__REQUIRED WORK__:
Output the material word for word. Leave each picture out.

__GIVEN MATERIAL__:
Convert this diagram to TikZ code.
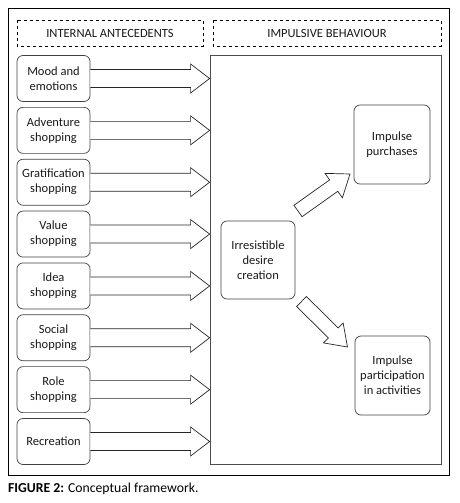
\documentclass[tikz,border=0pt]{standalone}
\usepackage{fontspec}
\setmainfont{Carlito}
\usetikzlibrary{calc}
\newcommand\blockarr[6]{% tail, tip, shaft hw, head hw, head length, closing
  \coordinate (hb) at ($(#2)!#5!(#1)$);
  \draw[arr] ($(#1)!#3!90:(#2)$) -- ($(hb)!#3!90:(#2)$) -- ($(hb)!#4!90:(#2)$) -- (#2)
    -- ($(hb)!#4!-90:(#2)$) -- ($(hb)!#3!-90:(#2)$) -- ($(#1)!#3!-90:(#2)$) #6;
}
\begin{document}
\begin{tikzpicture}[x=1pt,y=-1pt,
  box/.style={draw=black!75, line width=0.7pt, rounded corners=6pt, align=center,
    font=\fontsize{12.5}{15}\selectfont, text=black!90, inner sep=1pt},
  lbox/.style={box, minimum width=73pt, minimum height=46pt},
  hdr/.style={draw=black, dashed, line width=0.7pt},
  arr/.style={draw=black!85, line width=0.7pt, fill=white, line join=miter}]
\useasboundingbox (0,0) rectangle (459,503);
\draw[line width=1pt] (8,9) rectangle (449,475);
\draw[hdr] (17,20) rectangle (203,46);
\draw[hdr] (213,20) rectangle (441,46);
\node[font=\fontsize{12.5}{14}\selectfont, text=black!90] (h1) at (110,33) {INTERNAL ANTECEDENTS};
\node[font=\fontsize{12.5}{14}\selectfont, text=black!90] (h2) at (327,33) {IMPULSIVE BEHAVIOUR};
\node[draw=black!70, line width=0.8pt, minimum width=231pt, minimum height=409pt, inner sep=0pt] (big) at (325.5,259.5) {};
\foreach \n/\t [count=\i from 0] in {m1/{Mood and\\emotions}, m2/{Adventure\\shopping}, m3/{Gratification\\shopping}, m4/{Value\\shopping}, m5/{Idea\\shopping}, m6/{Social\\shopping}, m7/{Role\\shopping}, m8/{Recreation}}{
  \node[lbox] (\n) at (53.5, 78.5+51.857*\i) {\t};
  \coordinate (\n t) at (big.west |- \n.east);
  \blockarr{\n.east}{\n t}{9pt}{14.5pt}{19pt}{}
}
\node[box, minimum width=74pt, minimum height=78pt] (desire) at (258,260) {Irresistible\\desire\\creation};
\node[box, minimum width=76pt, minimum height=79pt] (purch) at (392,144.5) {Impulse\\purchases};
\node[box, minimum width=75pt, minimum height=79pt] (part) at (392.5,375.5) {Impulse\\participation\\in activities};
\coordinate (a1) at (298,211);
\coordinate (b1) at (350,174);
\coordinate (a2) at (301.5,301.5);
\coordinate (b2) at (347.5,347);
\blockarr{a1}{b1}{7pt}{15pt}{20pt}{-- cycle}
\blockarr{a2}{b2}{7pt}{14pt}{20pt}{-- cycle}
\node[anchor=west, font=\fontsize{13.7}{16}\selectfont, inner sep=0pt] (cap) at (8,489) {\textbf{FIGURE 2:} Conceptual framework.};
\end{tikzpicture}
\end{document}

__WRITTEN RESPONSE__:
Convert this diagram to TikZ code.
\documentclass[tikz,border=0pt]{standalone}
\usepackage{fontspec}
\setmainfont{Carlito}
\usetikzlibrary{calc}
\newcommand\blockarr[6]{% tail, tip, shaft hw, head hw, head length, closing
  \coordinate (hb) at ($(#2)!#5!(#1)$);
  \draw[arr] ($(#1)!#3!90:(#2)$) -- ($(hb)!#3!90:(#2)$) -- ($(hb)!#4!90:(#2)$) -- (#2)
    -- ($(hb)!#4!-90:(#2)$) -- ($(hb)!#3!-90:(#2)$) -- ($(#1)!#3!-90:(#2)$) #6;
}
\begin{document}
\begin{tikzpicture}[x=1pt,y=-1pt,
  box/.style={draw=black!75, line width=0.7pt, rounded corners=6pt, align=center,
    font=\fontsize{12.5}{15}\selectfont, text=black!90, inner sep=1pt},
  lbox/.style={box, minimum width=73pt, minimum height=46pt},
  hdr/.style={draw=black, dashed, line width=0.7pt},
  arr/.style={draw=black!85, line width=0.7pt, fill=white, line join=miter}]
\useasboundingbox (0,0) rectangle (459,503);
\draw[line width=1pt] (8,9) rectangle (449,475);
\draw[hdr] (17,20) rectangle (203,46);
\draw[hdr] (213,20) rectangle (441,46);
\node[font=\fontsize{12.5}{14}\selectfont, text=black!90] (h1) at (110,33) {INTERNAL ANTECEDENTS};
\node[font=\fontsize{12.5}{14}\selectfont, text=black!90] (h2) at (327,33) {IMPULSIVE BEHAVIOUR};
\node[draw=black!70, line width=0.8pt, minimum width=231pt, minimum height=409pt, inner sep=0pt] (big) at (325.5,259.5) {};
\foreach \n/\t [count=\i from 0] in {m1/{Mood and\\emotions}, m2/{Adventure\\shopping}, m3/{Gratification\\shopping}, m4/{Value\\shopping}, m5/{Idea\\shopping}, m6/{Social\\shopping}, m7/{Role\\shopping}, m8/{Recreation}}{
  \node[lbox] (\n) at (53.5, 78.5+51.857*\i) {\t};
  \coordinate (\n t) at (big.west |- \n.east);
  \blockarr{\n.east}{\n t}{9pt}{14.5pt}{19pt}{}
}
\node[box, minimum width=74pt, minimum height=78pt] (desire) at (258,260) {Irresistible\\desire\\creation};
\node[box, minimum width=76pt, minimum height=79pt] (purch) at (392,144.5) {Impulse\\purchases};
\node[box, minimum width=75pt, minimum height=79pt] (part) at (392.5,375.5) {Impulse\\participation\\in activities};
\coordinate (a1) at (298,211);
\coordinate (b1) at (350,174);
\coordinate (a2) at (301.5,301.5);
\coordinate (b2) at (347.5,347);
\blockarr{a1}{b1}{7pt}{15pt}{20pt}{-- cycle}
\blockarr{a2}{b2}{7pt}{14pt}{20pt}{-- cycle}
\node[anchor=west, font=\fontsize{13.7}{16}\selectfont, inner sep=0pt] (cap) at (8,489) {\textbf{FIGURE 2:} Conceptual framework.};
\end{tikzpicture}
\end{document}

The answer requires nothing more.